According to police, two men aged 30 and 35, along with a 41-year-old woman, were detained Thursday on multiple charges including conspiracy to commit a felony and improper handling of data under the protection of privacy laws.
Local media described the three suspects as local employees of the company that owns the surveillance vehicle, the SpearHead 360 which is said to be capable of hacking multiple devices all at once.
The suspects are also facing criminal charges related to breaching telecommunications operability laws as well as knowingly making false representations of fact in order to gain registration.
Three Greek Cypriot suspects face multiple charges including conspiracy to commit a felony and improper handling of data under the protection of privacy laws
Earlier this month, WiSpear CEO Tal Dilian, who owns the high-tech company and confiscated “spy van” in Cyprus, accused police of not doing much to dispel false rumours.
Dilian, a former commander of a technology unit within Israeli intelligence, said his company was the victim of a witch hunt and that he was primarily disappointed with Cypriot police for “delaying on purpose or not having the necessary expertise to understand the core of the investigation.”

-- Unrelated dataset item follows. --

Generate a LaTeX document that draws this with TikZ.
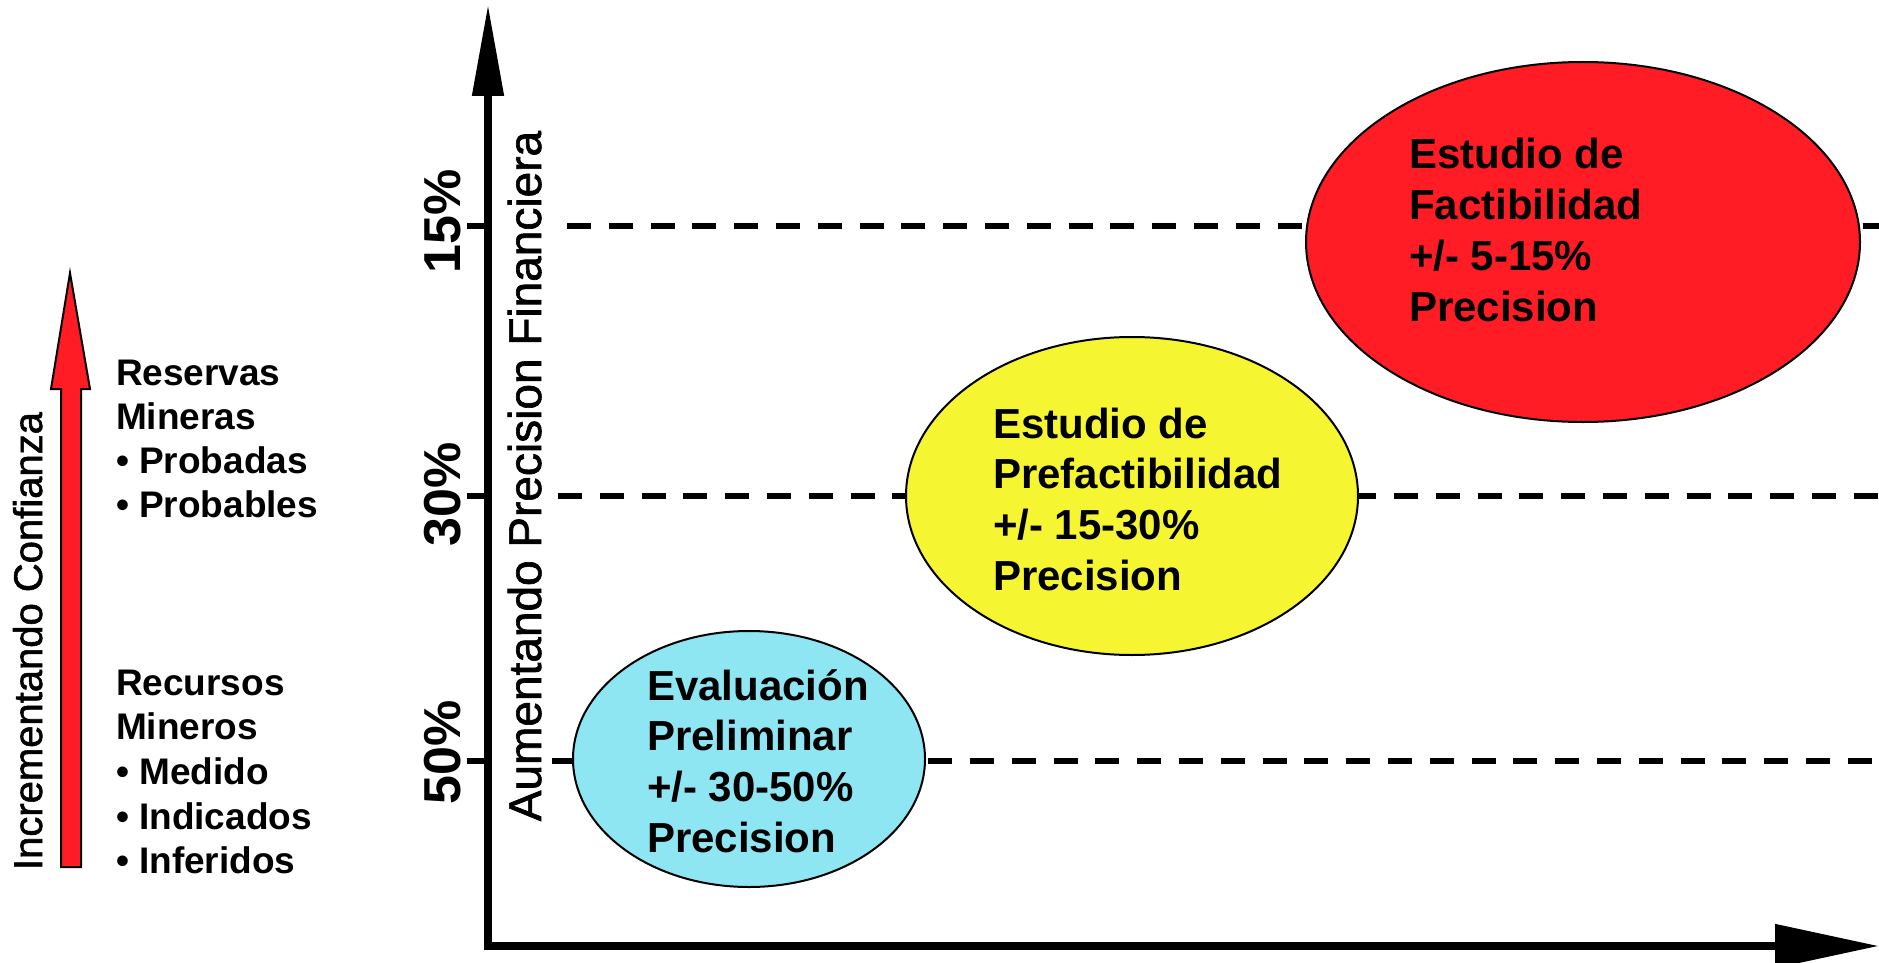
\documentclass[tikz,border=0pt]{standalone}
\usepackage{fontspec}
\setmainfont{Liberation Sans}
\newfontfamily\medsans[FakeBold=1.4]{Liberation Sans}
\usetikzlibrary{arrows.meta,shapes.geometric}
\definecolor{cred}{HTML}{FF1C24}
\definecolor{cyel}{HTML}{F5F532}
\definecolor{ccyan}{HTML}{8DE6F2}
\begin{document}
\begin{tikzpicture}[x=1pt,y=-1pt,
  every node/.style={inner sep=0pt, outer sep=0pt},
  elltxt/.style={font=\fontsize{42}{50}\selectfont\bfseries, anchor=base west},
  lefttxt/.style={font=\fontsize{37}{44}\selectfont\bfseries, anchor=base west},
  stage/.style={ellipse, draw=black, line width=2pt},
  guide/.style={line width=6pt, dash pattern=on 24pt off 17.8pt},
  tickline/.style={line width=6pt},
  ticklbl/.style={font=\fontsize{52}{60}\selectfont\bfseries, rotate=90},
]
\useasboundingbox (0,0) rectangle (1879,963);

% dashed guide lines
\coordinate (g15s) at (567,226); \coordinate (g15e) at (1879,226);
\coordinate (g30s) at (558,496); \coordinate (g30e) at (1879,496);
\coordinate (g50s) at (552,761); \coordinate (g50e) at (1879,761);
\draw[guide] (g15s) -- (g15e);
\draw[guide] (g30s) -- (g30e);
\draw[guide] (g50s) -- (g50e);

% axes
\coordinate (ytop) at (488,4);
\coordinate (origin) at (488,946);
\coordinate (xend) at (1879,946);
\draw[line width=8pt, {Triangle[length=92pt,width=30pt]}-{Triangle[length=104pt,width=42pt]}] (ytop) -- (origin) -- (xend);

% ticks
\coordinate (t15) at (467,226); \coordinate (a15) at (488,226);
\coordinate (t30) at (467,496); \coordinate (a30) at (488,496);
\coordinate (t50) at (467,761); \coordinate (a50) at (488,761);
\draw[tickline] (t15) -- (a15);
\draw[tickline] (t30) -- (a30);
\draw[tickline] (t50) -- (a50);

\node[ticklbl] (l15) at (443,221) {15\%};
\node[ticklbl] (l30) at (443,494) {30\%};
\node[ticklbl] (l50) at (443,752) {50\%};

\node[font=\fontsize{46}{50}\selectfont\medsans, rotate=90, anchor=base] (ylabel) at (541,476) {Aumentando Precision Financiera};

% ellipses
\node[stage, fill=ccyan, minimum width=352pt, minimum height=256pt] (prelim) at (749,759) {};
\node[stage, fill=cyel, minimum width=452pt, minimum height=318pt] (prefact) at (1132,496) {};
\node[stage, fill=cred, minimum width=554pt, minimum height=360pt] (fact) at (1583,242) {};

\foreach \t [count=\i from 0] in {Evaluación, Preliminar, +/- 30-50\%, Precision}
  \node[elltxt] (pt\i) at (647,{700+\i*50.7}) {\t};
\foreach \t [count=\i from 0] in {Estudio de, Prefactibilidad, +/- 15-30\%, Precision}
  \node[elltxt] (yt\i) at (993,{438+\i*50.7}) {\t};
\foreach \t [count=\i from 0] in {Estudio de, Factibilidad, +/- 5-15\%, Precision}
  \node[elltxt] (rt\i) at (1409,{168+\i*51.2}) {\t};

% left confidence arrow
\draw[fill=cred, draw=black, line width=2pt] (61,867) -- (81,867) -- (81,389) -- (90,389) -- (70,273) -- (51,389) -- (61,389) -- cycle;
\node[font=\fontsize{40}{44}\selectfont\medsans, rotate=90, anchor=base] (conf) at (42,641) {Incrementando Confianza};

\foreach \t [count=\i from 0] in {Reservas, Mineras, \textbullet\ Probadas, \textbullet\ Probables}
  \node[lefttxt] (res\i) at (116,{385+\i*44.3}) {\t};
\foreach \t [count=\i from 0] in {Recursos, Mineros, \textbullet\ Medido, \textbullet\ Indicados, \textbullet\ Inferidos}
  \node[lefttxt] (rec\i) at (116,{695+\i*44.7}) {\t};
\end{tikzpicture}
\end{document}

The van was confiscated by police following allegations that the company had been spying on local citizens. The allegations emerged after a summer interview with Forbes magazine along with a video shot in Larnaca, was picked up by local media in Cyprus when politicians raised questions over possible unlawful surveillance activities including spying on political parties or on behalf of politicians.
Last month, local media said thousands of email addresses were collected from the van but it had not been clear at the time whether the data was scooped up in violation of privacy laws.
Dilian says his company was evaluating the option of leaving Cyprus and halting all business activities on the island, adding that foreign investors would never want to tolerate an “unstable business or legal environment” where they could have no protection against vicious rumours.
Attorney General Costas Clerides, who previously did not interfere with the police investigation, stepped in last month and assigned attorney Elias Stefanou to investigate whether any offences were committed under the privacy laws of the Republic, including constitutional violations over the rights of citizens to a private life.
The three detained suspects, all described as Greek Cypriots, are expected to appear in court on Friday for their remand hearing.